Is Vaping At Least 95% Safer?

A “top paediatrician” has attacked Public Health England’s 2015 “95% safer” figure, blaming it for misleading the public and giving the industry the opportunity to claim vapes are risk-free. It follows some vocal opponents at the British Medical Association also attacking the figure. Leading charity Action on Smoking and Health has spoken out in defence of vapes.

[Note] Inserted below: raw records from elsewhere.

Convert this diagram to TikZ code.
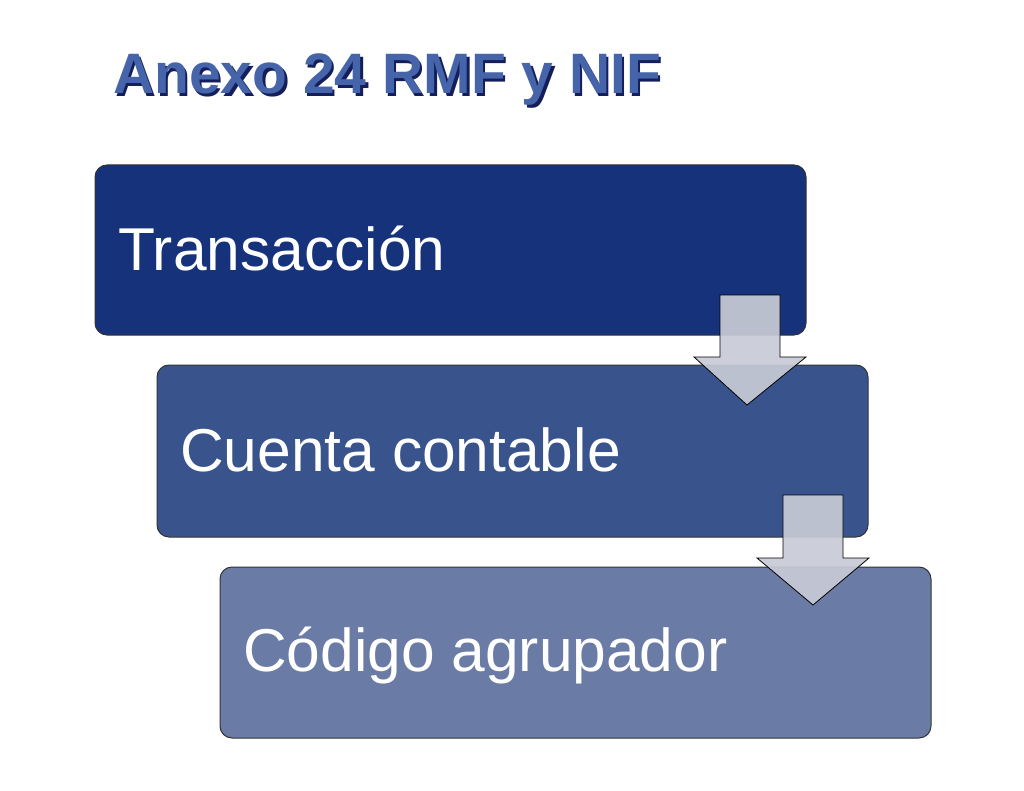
\documentclass[tikz,border=0pt]{standalone}
\usepackage{fontspec}
\setmainfont{Liberation Sans}
\definecolor{bA}{RGB}{22,50,122}
\definecolor{bB}{RGB}{57,84,140}
\definecolor{bC}{RGB}{106,124,165}
\definecolor{arr}{RGB}{200,203,214}
\definecolor{ttl}{RGB}{70,100,170}
\definecolor{ttlo}{RGB}{20,30,90}
\begin{document}
\begin{tikzpicture}[x=1pt,y=-1pt,
 boxst/.style={draw=black!80,line width=1pt,rounded corners=12pt},
 lbl/.style={anchor=base west,text=white,font=\fontsize{60.5}{66}\selectfont,inner sep=0pt},
 arrst/.style={draw=black,line width=0.8pt,fill=arr,fill opacity=0.92}]
\useasboundingbox (0,0) rectangle (1024,791);
\node[anchor=base west,inner sep=0pt,font=\fontsize{57}{64}\selectfont\bfseries,text=ttlo] at (115.5,96.5) {Anexo 24 RMF y NIF};
\node[anchor=base west,inner sep=0pt,font=\fontsize{57}{64}\selectfont\bfseries,text=ttl] (title) at (113,94) {Anexo 24 RMF y NIF};
\filldraw[boxst,fill=bA] (95,165) rectangle (806,335);
\node[lbl] (t1) at (118,271) {Transacción};
\filldraw[boxst,fill=bB] (157,365) rectangle (868,537);
\node[lbl] (t2) at (180,471) {Cuenta contable};
\filldraw[arrst] (720,295) -- (780,295) -- (780,357) -- (806,357) -- (747,405) -- (694,357) -- (720,357) -- cycle;
\filldraw[boxst,fill=bC] (220,567) rectangle (931,738);
\node[lbl] (t3) at (243,671) {Código agrupador};
\filldraw[arrst] (783,495) -- (843,495) -- (843,558) -- (869,558) -- (813,605) -- (757,558) -- (783,558) -- cycle;
\end{tikzpicture}
\end{document}
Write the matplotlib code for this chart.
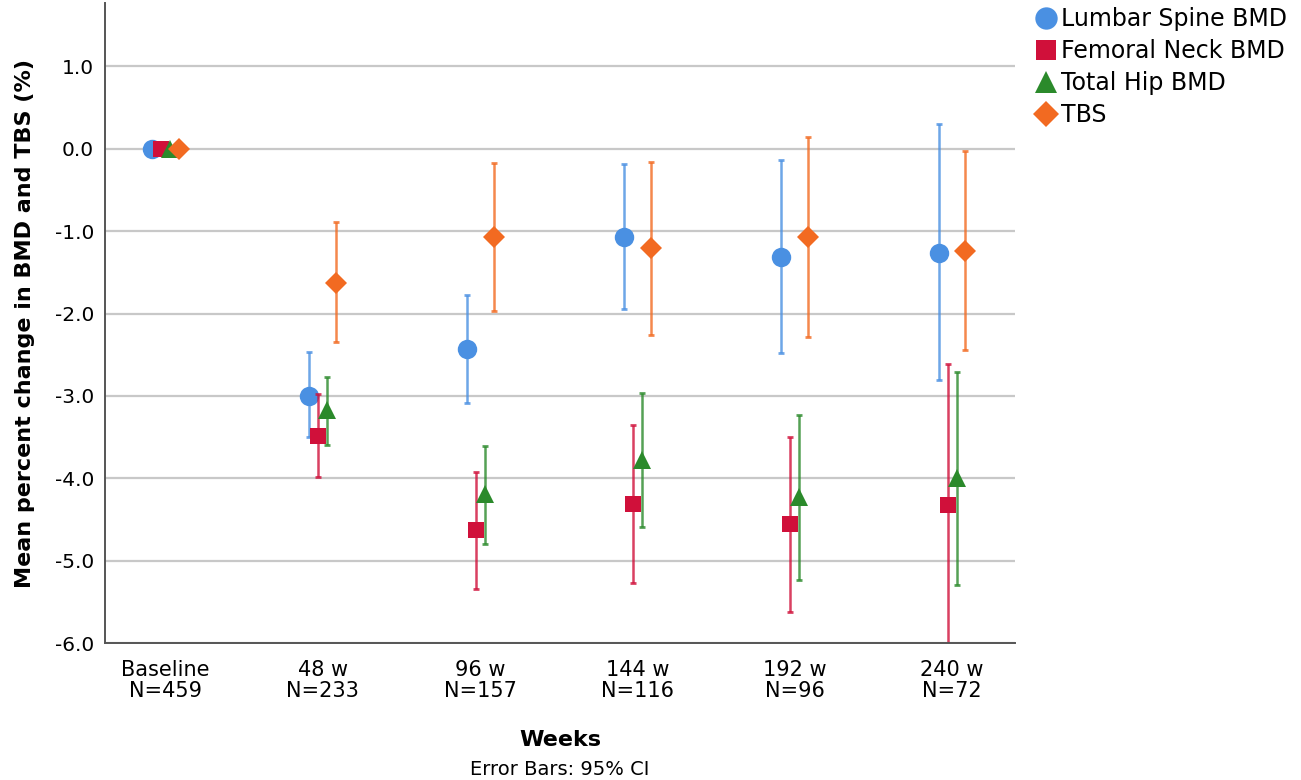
import numpy as np
import matplotlib
matplotlib.use("Agg")
import matplotlib.pyplot as plt

plt.rcParams['font.family'] = ['DejaVu Sans']
plt.rcParams['axes.unicode_minus'] = False

nan = np.nan

# time points (x categories)
categories = ["Baseline\nN=459", "48 w\nN=233", "96 w\nN=157",
              "144 w\nN=116", "192 w\nN=96", "240 w\nN=72"]

# mean percent change and 95% CI bounds per measure
lumbar_mean = [0.0, -3.00, -2.43, -1.07, -1.31, -1.26]
lumbar_lo = [nan, -3.50, -3.09, -1.94, -2.48, -2.81]
lumbar_hi = [nan, -2.47, -1.77, -0.19, -0.14, 0.30]

femoral_mean = [0.0, -3.49, -4.63, -4.31, -4.56, -4.32]
femoral_lo = [nan, -3.98, -5.35, -5.27, -5.62, -6.03]
femoral_hi = [nan, -2.98, -3.92, -3.35, -3.50, -2.61]

hip_mean = [0.0, -3.17, -4.19, -3.78, -4.23, -4.00]
hip_lo = [nan, -3.60, -4.80, -4.59, -5.24, -5.29]
hip_hi = [nan, -2.77, -3.61, -2.97, -3.23, -2.71]

tbs_mean = [0.0, -1.63, -1.07, -1.21, -1.07, -1.24]
tbs_lo = [nan, -2.35, -1.97, -2.26, -2.28, -2.44]
tbs_hi = [nan, -0.89, -0.17, -0.16, 0.14, -0.03]

series_names = ["Lumbar Spine BMD", "Femoral Neck BMD", "Total Hip BMD", "TBS"]

series = [
    (lumbar_mean, lumbar_lo, lumbar_hi),
    (femoral_mean, femoral_lo, femoral_hi),
    (hip_mean, hip_lo, hip_hi),
    (tbs_mean, tbs_lo, tbs_hi),
]
colors = ['#4A90E2', '#D0103A', '#2B8A2B', '#F26A21']
markers = ['o', 's', '^', 'D']
msizes = [14, 12, 13.5, 11.5]
offsets = [-0.085, -0.028, 0.028, 0.085]

fig = plt.figure(figsize=(13.01, 7.8), dpi=100)
ax = fig.add_axes([0.0807, 0.1756, 0.6995, 0.8205])

x = np.arange(len(categories))
handles = []
for (mean, lo, hi), name, c, m, ms, off in zip(series, series_names, colors,
                                               markers, msizes, offsets):
    mean = np.array(mean)
    lo = np.array(lo)
    hi = np.array(hi)
    xs = x + off
    ok = ~np.isnan(lo)
    # CI bars first, then the mean markers of the same series
    ax.errorbar(xs[ok], mean[ok], yerr=[mean[ok] - lo[ok], hi[ok] - mean[ok]],
                fmt='none', ecolor=c, elinewidth=1.8, capsize=2.5, capthick=2,
                alpha=0.8)
    h, = ax.plot(xs, mean, linestyle='none', marker=m, markersize=ms,
                 color=c, markeredgewidth=0, label=name)
    handles.append(h)

ax.set_xlim(-0.385, 5.40)
ax.set_ylim(-6.0, 1.77)
ax.set_yticks(np.arange(-6, 2, 1.0))
ax.set_yticklabels(["%.1f" % v for v in np.arange(-6, 2, 1.0)], fontsize=14.5)
ax.set_xticks(x)
ax.set_xticklabels(categories, fontsize=15, linespacing=1.1)
ax.tick_params(axis='both', length=0)
ax.tick_params(axis='y', pad=8)
ax.tick_params(axis='x', pad=12)

ax.yaxis.grid(True, color='#C8C8C8', linewidth=1.6)
ax.set_axisbelow(True)
for side in ['top', 'right']:
    ax.spines[side].set_visible(False)
for side in ['left', 'bottom']:
    ax.spines[side].set_color('#555555')
    ax.spines[side].set_linewidth(1.4)

ax.set_ylabel("Mean percent change in BMD and TBS (%)", fontsize=16,
              fontweight='bold', labelpad=14)
fig.text(0.4305, 0.051, "Weeks", ha='center', va='center', fontsize=16,
         fontweight='bold')
fig.text(0.4305, 0.014, "Error Bars: 95% CI", ha='center', va='center',
         fontsize=14)

fig.legend(handles=handles, loc='upper left', bbox_to_anchor=(0.783, 1.012),
           frameon=False, fontsize=17, handlelength=0.9, handletextpad=0.2,
           labelspacing=0.34, borderpad=0.2, markerscale=1.15)

fig.savefig("out.png", dpi=100)
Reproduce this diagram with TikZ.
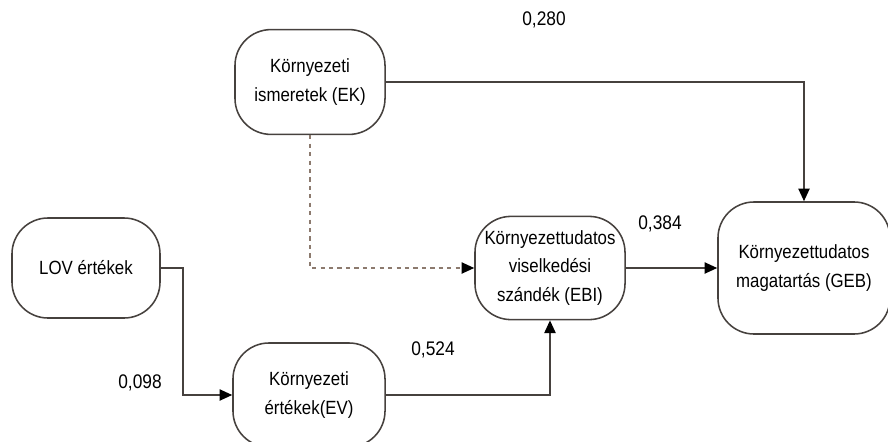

So, is vaping at least 95% safer than smoking?

Dr Mike McKean, President of the Royal College of Paediatrics and Child Health, told BBC reporters that “claims” of vaping being “at least 95% safer, has been taken advantage of”.
 
He told Radio 5 Live Breakfast that “unscrupulous businessmen” around the world will “twist” the announcement from Public Health England, “to say that vaping is safe.” He added that this then “opens the door for them to think that anybody can vape.”

McKean went on to say that because of the existence of different coloured packaging and products, and the variety of flavours, “there is absolutely no doubt in my mind, or anybody’s mind who I speak to, that companies are targeting children and young people.”

The problem
Nobody in the vaping industry claims ecigs are risk free, nor do they think anybody can vape. The law in England is that vape products are only available for sale to over-18s and all reputable stores ensure that age verification is carried out.

Professor Ann McNeil
Professor Ann McNeil was a co-author of the 2015 report and the Government’s follow-up evidence updates. She has said that the figure was based on the information available at the time.
 
The contributors to the annual evidence updates looked at what was allowed in e-liquid and what evidence had been accumulated.
 
“It was never intended to communicate that they’re safe,” she told the BBC, “it was intended to say there is a big difference in the harms.”

What the vape industry says:
Electronic cigarette manufacturers and retailers rely on the verified independent evidence that has been reviewed every year by the Government since 2015. The latest update produced in 2022 says the evidence shows:

·in the short and medium term, vaping poses a small fraction of the risks of smoking,
·vaping is not risk-free, particularly for people who have never smoked,
·significantly lower exposure to harmful substances from vaping compared with smoking, as shown by biomarkers associated with the risk of cancer, respiratory and cardiovascular conditions,
·no significant increase of toxicant biomarkers after short-term secondhand exposure to vaping among people who do not smoke or vape,
·most young people who have never smoked are also not currently vaping (98.3%)

ASH is concerned
Even though some people wrongly claim vaping is being pushed as “safe”, Action on Smoking and Health note: “The misperception that vaping is ‘as or more harmful than smoking’ has steadily increased among adults and young people since 2013. In 2023, 54% of GB 11-17 year olds thought that vaping was ‘as or more harmful than smoking’.”
 
The opposite to the belief that vaping is far safer than smoking.

Are vapes 95% less harmful than cigarettes?
ASH Deputy Chief Executive Hazel Cheeseman said: “They are certainly much less harmful than cigarettes. Whether they are 95%, 96%, 94%, they are significantly less harmful. And the point of that messaging at the time was very much about trying to use the evidence at the time to communicate to smokers ‘look, if you switch to these products you are doing your health an enormous favour.”
 
5 Live’s Rachael Burden said that people are saying the evidence to support the 95% figure was “really flimsy”. She claimed that two of the authors of a paper referenced by Public Health England had links to the industry. Burden said the paper should “never have been used by Public Health England”.
 
Hazel Cheeseman demolished that point.
 
She explained: “That specific paper had a number of experts on it, but since then the evidence has grown significantly. We’ve had a series of very high-quality evidence reviews, commissioned by Government and conducted by Kings College London, which has really supported the evidence that e-cigarettes are substantially less harmful.

“It is difficult to put a precise figure on it, but if you look at the indications of reduced cancer risk, it is at least 95% less harmful and possibly that figure is an underestimate. So, the evidence has grown since 2015 and we can not wait until we have 30 years of evidence from cohort studies that these products are less harmful – we can see they are less harmful and that they are highly effective at helping people stop smoking.

So, is vaping 95% safer than smoking? Yes, more or less.